[Plotting code records]
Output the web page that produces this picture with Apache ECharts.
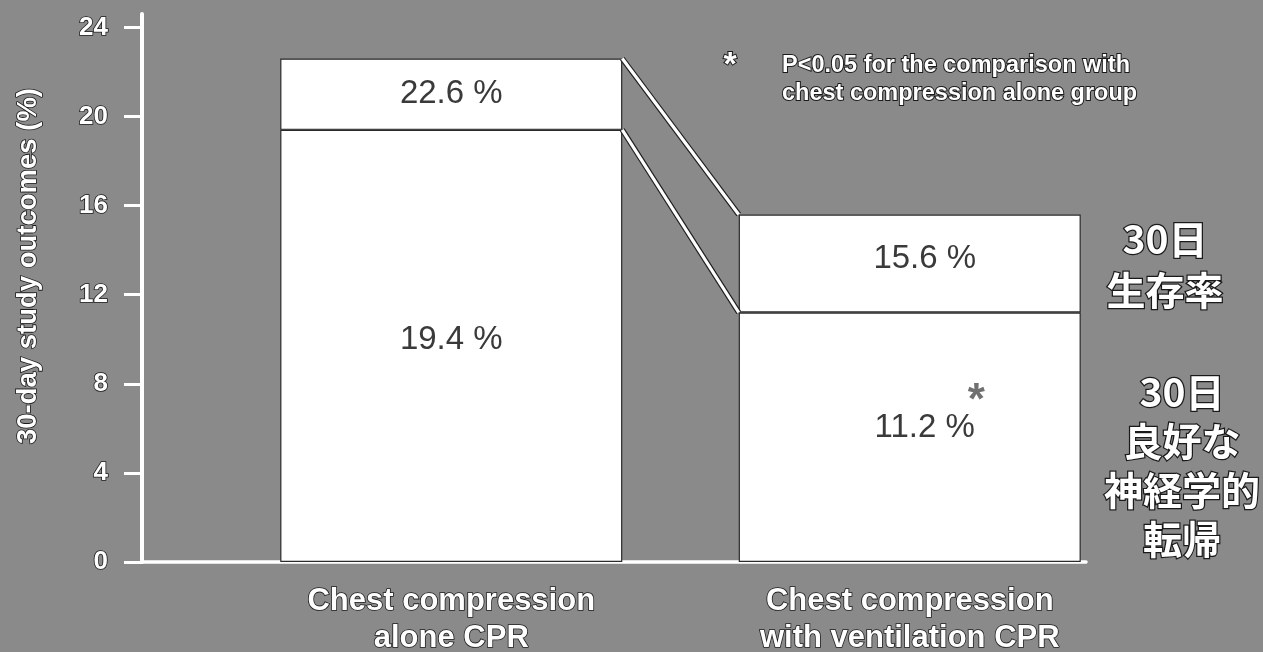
<!DOCTYPE html>
<html><head><meta charset="utf-8">
<script src="https://cdn.jsdelivr.net/npm/echarts@6/dist/echarts.min.js"></script>
<style>html,body{margin:0;padding:0;background:#8a8a8a}#c{width:1263px;height:652px}</style>
</head><body><div id="c"></div>
<script>
// ---- data ----
const categories = ['Chest compression\nalone CPR', 'Chest compression\nwith ventilation CPR'];
const neuroValues = [19.4, 11.2];      // 30-day favourable neurological outcome (%)
const survivalValues = [22.6, 15.6];   // 30-day survival (%)
const significant = [false, true];     // * P<0.05 vs chest compression alone
const yTicks = [0, 4, 8, 12, 16, 20, 24];
const yAxisName = '30-day study outcomes (%)';
const noteMark = '*';
const noteLines = ['P<0.05 for the comparison with', 'chest compression alone group'];
const survivalTag = ['30日', '生存率'];
const neuroTag = ['30日', '良好な', '神経学的', '転帰'];

// ---- layout / style ----
const Y_MAX = 24.6;
const BAR_FRAC = 0.746;
const SANS = '"Liberation Sans", Arial, sans-serif';
const CJK = '"Noto Sans CJK JP", "Noto Sans CJK SC", sans-serif';
const labelShift = [[0, 0, -6], [15, -5, -16]]; // per category: x shift, upper y, lower y

const upperValues = survivalValues.map((v, i) => +(v - neuroValues[i]).toFixed(1));
const fmt = v => v.toFixed(1) + ' %';

const outlineText = { color: '#fff', textBorderColor: '#1a1a1a', textBorderWidth: 1.6 };
const barLabelBase = { show: true, position: 'inside', color: '#3a3a3a', fontFamily: SANS, fontSize: 33 };

const lowerData = neuroValues.map((v, i) => ({
  value: v,
  label: {
    offset: [labelShift[i][0] + (significant[i] ? 5 : 0), labelShift[i][2]],
    formatter: significant[i] ? '{s|*}\n{v|' + fmt(v) + '}{g|}' : '{v|' + fmt(v) + '}'
  }
}));
const upperData = upperValues.map((v, i) => ({
  value: v,
  label: { offset: [labelShift[i][0], labelShift[i][1]], formatter: fmt(survivalValues[i]) }
}));

function renderConnector(params, api) {
  const a = api.coord([0, api.value(1)]);
  const b = api.coord([1, api.value(2)]);
  const half = api.size([1, 0])[0] * BAR_FRAC / 2;
  const shape = { x1: a[0] + half, y1: a[1], x2: b[0] - half, y2: b[1] };
  return { type: 'group', children: [
    { type: 'line', shape: shape, style: { stroke: '#1e1e1e', lineWidth: 5.5 } },
    { type: 'line', shape: shape, style: { stroke: '#ffffff', lineWidth: 3.2 } }
  ] };
}

function tagText(lines, x, y, lh) {
  return { type: 'text', x: x, y: y, z: 10, style: {
    text: lines.join('\n'), fill: '#fff', stroke: '#1a1a1a', lineWidth: 2.5, strokeFirst: true,
    font: 'bold 39px ' + CJK, fontSize: 39, fontWeight: 'bold', fontFamily: CJK,
    align: 'center', textAlign: 'center', verticalAlign: 'top', textVerticalAlign: 'top', lineHeight: lh
  } };
}

const chart = echarts.init(document.getElementById('c'), null, { renderer: 'canvas' });
chart.setOption({
  backgroundColor: '#8a8a8a',
  animation: false,
  grid: [
    { left: 142, right: 177, top: 14, bottom: 90, containLabel: false, outerBoundsMode: 'none' },
    { left: 222, right: 124, top: 14, bottom: 90, containLabel: false, outerBoundsMode: 'none' }
  ],
  xAxis: [
    { gridIndex: 0, type: 'value', min: 0, max: 1,
      axisLine: { show: true, lineStyle: { color: '#fff', width: 3.5 } },
      axisTick: { show: false }, axisLabel: { show: false }, splitLine: { show: false } },
    { gridIndex: 1, type: 'category', data: categories,
      axisLine: { show: false }, axisTick: { show: false },
      axisLabel: Object.assign({ interval: 0, margin: 21, fontFamily: SANS, fontWeight: 'bold',
        fontSize: 31, lineHeight: 37 }, outlineText) }
  ],
  yAxis: [
    { gridIndex: 0, type: 'value', min: 0, max: Y_MAX, interval: 4,
      axisLine: { show: true, lineStyle: { color: '#fff', width: 4 } },
      axisTick: { show: true, length: 18, customValues: yTicks, lineStyle: { color: '#fff', width: 3 } },
      axisLabel: Object.assign({ customValues: yTicks, margin: 34, fontFamily: SANS, fontWeight: 'bold', fontSize: 26 }, outlineText),
      splitLine: { show: false },
      name: yAxisName, nameLocation: 'middle', nameGap: 100,
      nameTextStyle: Object.assign({ fontFamily: SANS, fontWeight: 'bold', fontSize: 27.5, padding: [0, 0, 0, 44] }, outlineText) },
    { gridIndex: 1, type: 'value', min: 0, max: Y_MAX, show: false }
  ],
  series: [
    { type: 'bar', name: 'neuro', xAxisIndex: 1, yAxisIndex: 1, stack: 's', barWidth: (BAR_FRAC * 100) + '%',
      itemStyle: { color: '#fff', borderColor: '#2a2a2a', borderWidth: 1.2 },
      label: Object.assign({}, barLabelBase, { rich: {
        v: { fontFamily: SANS, fontSize: 33, color: '#3a3a3a', lineHeight: 38 },
        s: { fontFamily: SANS, fontSize: 44, color: '#707070', lineHeight: 14, align: 'right', fontWeight: 'bold' },
        g: { width: 10 }
      } }),
      data: lowerData },
    { type: 'bar', name: 'survival', xAxisIndex: 1, yAxisIndex: 1, stack: 's', barWidth: (BAR_FRAC * 100) + '%',
      itemStyle: { color: '#fff', borderColor: '#2a2a2a', borderWidth: 1.2 },
      label: Object.assign({}, barLabelBase),
      data: upperData },
    { type: 'custom', xAxisIndex: 1, yAxisIndex: 1, z: 5, renderItem: renderConnector,
      encode: { x: 0, y: [1, 2] },
      data: [[0, survivalValues[0], survivalValues[1]], [0, neuroValues[0], neuroValues[1]]] }
  ],
  graphic: [
    { type: 'text', x: 730, y: 66, z: 10, style: { text: noteMark, fill: '#fff', stroke: '#1a1a1a', lineWidth: 2, strokeFirst: true,
      font: 'bold 34px ' + SANS, align: 'center', textAlign: 'center', verticalAlign: 'middle', textVerticalAlign: 'middle' } },
    { type: 'text', x: 782, y: 52, z: 10, style: { text: noteLines.join('\n'), fill: '#fff', stroke: '#1a1a1a', lineWidth: 2, strokeFirst: true,
      font: 'bold 23.5px ' + SANS, lineHeight: 28, align: 'left', textAlign: 'left', verticalAlign: 'top', textVerticalAlign: 'top' } },
    tagText(survivalTag, 1165, 214, 51),
    tagText(neuroTag, 1182, 368, 49)
  ]
});
</script>
</body></html>
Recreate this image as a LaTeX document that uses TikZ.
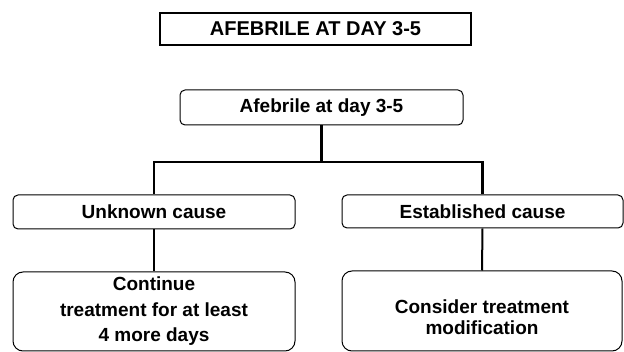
\documentclass[tikz,border=0pt]{standalone}
\usepackage{fontspec}
\setmainfont{Liberation Sans}
\begin{document}
\begin{tikzpicture}[x=1pt,y=-1pt,
  every node/.style={font=\bfseries},
  titlebox/.style={draw,line width=1.1pt,rectangle,inner sep=0pt,font=\fontsize{20}{24}\selectfont\bfseries},
  midbox/.style={draw,line width=1pt,rectangle,rounded corners=5pt,inner sep=0pt,font=\fontsize{19}{23}\selectfont\bfseries},
  bigbox/.style={draw,line width=1pt,rectangle,rounded corners=10pt,inner sep=0pt,align=center},
  conn/.style={line width=2.4pt},
  conn2/.style={line width=2pt}]
\useasboundingbox (0,0) rectangle (624,352);
\node[titlebox,minimum width=311pt,minimum height=32pt] (title) at (315.5,29) {AFEBRILE AT DAY 3-5};
\node[midbox,minimum width=283pt,minimum height=35pt] (top) at (321.5,107.5) {Afebrile at day 3-5};
\node[midbox,minimum width=282pt,minimum height=34pt] (lm) at (154,212) {Unknown cause};
\node[midbox,minimum width=281pt,minimum height=33pt] (rm) at (482.5,211.5) {Established cause};
\node[bigbox,minimum width=282pt,minimum height=79pt,font=\fontsize{19}{25.5}\selectfont\bfseries] (lb) at (154,311.5) {Continue\\treatment for at least\\4 more days};
\node[bigbox,minimum width=280pt,minimum height=80pt,
  label={[font=\fontsize{19}{20.7}\selectfont\bfseries,align=center,yshift=-6pt]center:Consider treatment\\modification}] (rb) at (482,311) {};
\coordinate (j) at (321.5,162);
\draw[conn] (top.south) -- (j);
\draw[conn] (lm.north) |- (j) -| (rm.north);
\draw[conn2] (lm.south) -- (lb.north);
\draw[conn2] (rm.south) -- (rb.north);
\end{tikzpicture}
\end{document}
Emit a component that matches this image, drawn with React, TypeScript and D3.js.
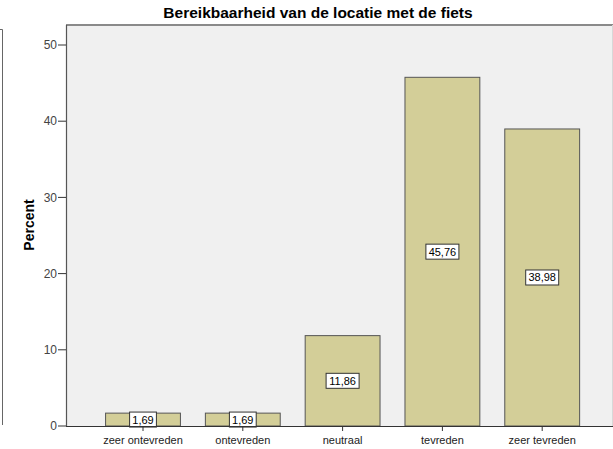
import React from "react";
import * as d3 from "d3";

const categories = ["zeer ontevreden", "ontevreden", "neutraal", "tevreden", "zeer tevreden"];
const percents = [1.69, 1.69, 11.86, 45.76, 38.98];
const labels = ["1,69", "1,69", "11,86", "45,76", "38,98"];
const yTicks = [0, 10, 20, 30, 40, 50];
const title = "Bereikbaarheid van de locatie met de fiets";
const yTitle = "Percent";

const W = 613, H = 449;
const left = 66, right = 612, top = 25, bottom = 426;

export default function App() {
  const x = d3.scaleBand<string>().domain(categories).range([93.1, 592.1]).paddingInner(0.25).paddingOuter(0.125);
  const y = d3.scaleLinear().domain([0, 50]).range([bottom, 45]);
  const font = "Arial, 'Liberation Sans', sans-serif";
  return (
    <svg width={W} height={H} style={{ position: "absolute", left: 0, top: 0, background: "#fff" }} fontFamily={font}>
      <path d="M0,29.5 H2.5 V425" fill="none" stroke="#666" strokeWidth={1} />
      <text x={318} y={17.5} textAnchor="middle" fontSize={15.5} fontWeight="bold" fill="#000">{title}</text>
      <rect x={left} y={top} width={right - left} height={bottom - top} fill="#f0f0f0" />
      <line x1={left} x2={W} y1={top} y2={top} stroke="#8a8a8a" strokeWidth={2} />
      <line x1={right + 0.5} x2={right + 0.5} y1={top} y2={bottom} stroke="#d8d8d8" strokeWidth={1} />
      {categories.map((c, i) => {
        const bx = x(c)!;
        const bw = x.bandwidth();
        const yt = y(percents[i]);
        const cx = bx + bw / 2;
        const cy = (yt + bottom) / 2;
        const lw = labels[i].length * 6.2 + 2;
        return (
          <g key={c}>
            <rect x={bx} y={yt} width={bw} height={bottom - yt} fill="#d3ce98" stroke="#555" strokeWidth={1} />
            <rect x={cx - lw / 2} y={cy - 7.5} width={lw} height={15} fill="#fff" stroke="#333" strokeWidth={1} />
            <text x={cx} y={cy + 4} textAnchor="middle" fontSize={11} fill="#000">{labels[i]}</text>
            <line x1={cx} x2={cx} y1={bottom} y2={bottom + 5} stroke="#333" />
            <text x={cx} y={444} textAnchor="middle" fontSize={11} fill="#222">{c}</text>
          </g>
        );
      })}
      <line x1={left} x2={W} y1={bottom + 0.5} y2={bottom + 0.5} stroke="#333" strokeWidth={1.2} />
      <line x1={left + 0.5} x2={left + 0.5} y1={top} y2={bottom} stroke="#555" strokeWidth={1.2} />
      {yTicks.map((t) => (
        <g key={t}>
          <line x1={58} x2={left} y1={y(t)} y2={y(t)} stroke="#333" />
          <text x={57} y={y(t) + 4.2} textAnchor="end" fontSize={12} fill="#444">{t}</text>
        </g>
      ))}
      <text transform={`translate(33.5,225) rotate(-90)`} textAnchor="middle" fontSize={14} fontWeight="bold" fill="#000">{yTitle}</text>
    </svg>
  );
}
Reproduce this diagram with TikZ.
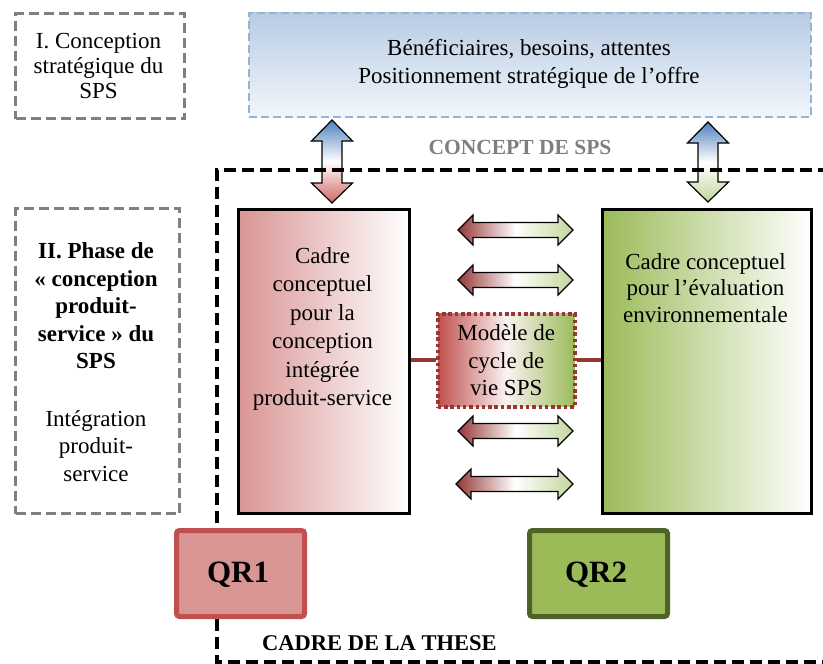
\documentclass[tikz,border=0pt]{standalone}
\usepackage{fontspec}
\setmainfont{Liberation Serif}
\definecolor{grayD}{HTML}{7F7F7F}
\definecolor{blueB}{HTML}{95B3D7}
\definecolor{blueTop}{HTML}{B8CCE4}
\definecolor{blueBot}{HTML}{F2F6FB}
\definecolor{blueA}{HTML}{4F81BD}
\definecolor{redL}{HTML}{D99594}
\definecolor{redM}{HTML}{C0504D}
\definecolor{redD}{HTML}{953735}
\definecolor{redArr}{HTML}{D06664}
\definecolor{greenL}{HTML}{9BBB59}
\definecolor{greenD}{HTML}{4F6228}
\definecolor{greenP}{HTML}{C3D69B}
\newcommand\hdarr[3]{%
\shadedraw[harrow] (#1,#3) -- ({#1+15},{#3-15}) -- ({#1+15},{#3-7.5}) -- ({#2-15},{#3-7.5}) -- ({#2-15},{#3-15}) -- (#2,#3) -- ({#2-15},{#3+15}) -- ({#2-15},{#3+7.5}) -- ({#1+15},{#3+7.5}) -- ({#1+15},{#3+15}) -- cycle;}
\newcommand\vdarr[5]{% x, ytop, ybottom, bottom colour
\shadedraw[varrow, bottom color=#4, middle color=white] (#1,#2) -- ({#1+20.5},{#2+21}) -- ({#1+10},{#2+21}) -- ({#1+10},{#3-20}) -- ({#1+20.5},{#3-20}) -- (#1,#3) -- ({#1-20.5},{#3-20}) -- ({#1-10},{#3-20}) -- ({#1-10},{#2+21}) -- ({#1-20.5},{#2+21}) -- cycle;}
\begin{document}
\begin{tikzpicture}[x=1pt,y=-1pt,
  txt/.style={font=\fontsize{23}{27.5}\selectfont, align=center, inner sep=0pt},
  graybox/.style={draw=grayD, line width=3pt, dash pattern=on 10pt off 5pt, anchor=north west, inner sep=0pt},
  bluebox/.style={draw=blueB, line width=1.8pt, dash pattern=on 8pt off 4pt, top color=blueTop, bottom color=blueBot, anchor=north west, inner sep=0pt},
  bigbox/.style={draw=black, line width=2.8pt, anchor=north west, inner sep=0pt},
  qrbox/.style={line width=5pt, rounded corners=3pt, anchor=north west, inner sep=0pt, font=\bfseries\fontsize{31}{36}\selectfont},
  harrow/.style={draw=black, line width=1.2pt, line join=miter, left color=redD, right color=greenP, middle color=white},
  varrow/.style={draw=black, line width=1.2pt, line join=miter, top color=blueA},
  frame/.style={draw=black, line width=4pt, dash pattern=on 12pt off 6pt},
  link/.style={draw=redD, line width=4pt}]
\useasboundingbox (0,0) rectangle (823,664);

% top row
\node[graybox, minimum width=169pt, minimum height=105pt] (b1) at (14,12) {};
\node[txt, font=\fontsize{23}{25}\selectfont] (b1t) at (98.5,66) {I. Conception\\stratégique du\\SPS};
\node[bluebox, minimum width=562pt, minimum height=104pt] (top) at (248,12) {};
\node[txt] (topt) at (529,64) {Bénéficiaires, besoins, attentes\\Positionnement stratégique de l’offre};

% vertical arrows
\vdarr{332}{120}{203}{redArr}{}
\vdarr{708}{122}{202}{greenP}{}

\node[font=\bfseries\fontsize{21.5}{24}\selectfont, text=grayD, inner sep=0pt] (concept) at (520,147) {CONCEPT DE SPS};

% thesis frame
\draw[frame] (830,170) -- (217,170) -- (217,662) -- (830,662);

% phase II box
\node[graybox, minimum width=164pt, minimum height=305pt] (b2) at (14,207) {};
\node[txt] (b2t) at (96,362) {\bfseries II. Phase de\\\bfseries « conception\\\bfseries produit-\\\bfseries service » du\\\bfseries SPS\\[30pt]Intégration\\produit-\\service};

% main boxes
\node[bigbox, minimum width=171pt, minimum height=304pt, left color=redL, right color=white] (lbox) at (237,208) {};
\node[txt, font=\fontsize{23}{28.4}\selectfont] (lboxt) at (322.5,329) {Cadre\\conceptuel\\pour la\\conception\\intégrée\\produit-service};
\node[bigbox, minimum width=209pt, minimum height=304pt, left color=greenL, right color=white] (rbox) at (601,208) {};
\node[txt, font=\fontsize{23}{26.5}\selectfont] (rboxt) at (705.5,288) {Cadre conceptuel\\pour l’évaluation\\environnementale};

% middle model box
\node[draw=redD, line width=3.5pt, dash pattern=on 3.5pt off 2.8pt, anchor=north west, minimum width=137pt, minimum height=93pt, inner sep=0pt, left color=redM, right color=greenL, middle color=white!88!redL, txt] (mid) at (436,312) {Modèle de\\cycle de\\vie SPS};
\draw[link] (lbox.east |- mid.west) -- (mid.west);
\draw[link] (mid.east) -- (rbox.west |- mid.east);

% horizontal arrows
\hdarr{458}{573}{230}
\hdarr{458}{573}{280}
\hdarr{458}{573}{431}
\hdarr{456}{573}{484}

% QR boxes
\node[qrbox, draw=redM, fill=redL, minimum width=128pt, minimum height=86pt] (qr1) at (174,528) {};
\node[font=\bfseries\fontsize{31}{36}\selectfont, inner sep=0pt] (qr1t) at (238,575) {QR1};
\node[qrbox, draw=greenD, fill=greenL, minimum width=138pt, minimum height=86pt] (qr2) at (527,528) {};
\node[font=\bfseries\fontsize{31}{36}\selectfont, inner sep=0pt] (qr2t) at (596,575) {QR2};

\node[font=\bfseries\fontsize{22.5}{26}\selectfont, anchor=west, inner sep=0pt] (these) at (262,643) {CADRE DE LA THESE};
\end{tikzpicture}
\end{document}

▸ PROBLEM DETAILS
Write out exactly the opening lines of the data, stopping after the line that holds "color: '#3a3a3a', fontFamily: SANS, fontSize: 33". Exclude pictures.

▸ IN RESPONSE
Output the web page that produces this picture with Apache ECharts.
<!DOCTYPE html>
<html><head><meta charset="utf-8">
<script src="https://cdn.jsdelivr.net/npm/echarts@6/dist/echarts.min.js"></script>
<style>html,body{margin:0;padding:0;background:#8a8a8a}#c{width:1263px;height:652px}</style>
</head><body><div id="c"></div>
<script>
// ---- data ----
const categories = ['Chest compression\nalone CPR', 'Chest compression\nwith ventilation CPR'];
const neuroValues = [19.4, 11.2];      // 30-day favourable neurological outcome (%)
const survivalValues = [22.6, 15.6];   // 30-day survival (%)
const significant = [false, true];     // * P<0.05 vs chest compression alone
const yTicks = [0, 4, 8, 12, 16, 20, 24];
const yAxisName = '30-day study outcomes (%)';
const noteMark = '*';
const noteLines = ['P<0.05 for the comparison with', 'chest compression alone group'];
const survivalTag = ['30日', '生存率'];
const neuroTag = ['30日', '良好な', '神経学的', '転帰'];

// ---- layout / style ----
const Y_MAX = 24.6;
const BAR_FRAC = 0.746;
const SANS = '"Liberation Sans", Arial, sans-serif';
const CJK = '"Noto Sans CJK JP", "Noto Sans CJK SC", sans-serif';
const labelShift = [[0, 0, -6], [15, -5, -16]]; // per category: x shift, upper y, lower y

const upperValues = survivalValues.map((v, i) => +(v - neuroValues[i]).toFixed(1));
const fmt = v => v.toFixed(1) + ' %';

const outlineText = { color: '#fff', textBorderColor: '#1a1a1a', textBorderWidth: 1.6 };
const barLabelBase = { show: true, position: 'inside', color: '#3a3a3a', fontFamily: SANS, fontSize: 33 };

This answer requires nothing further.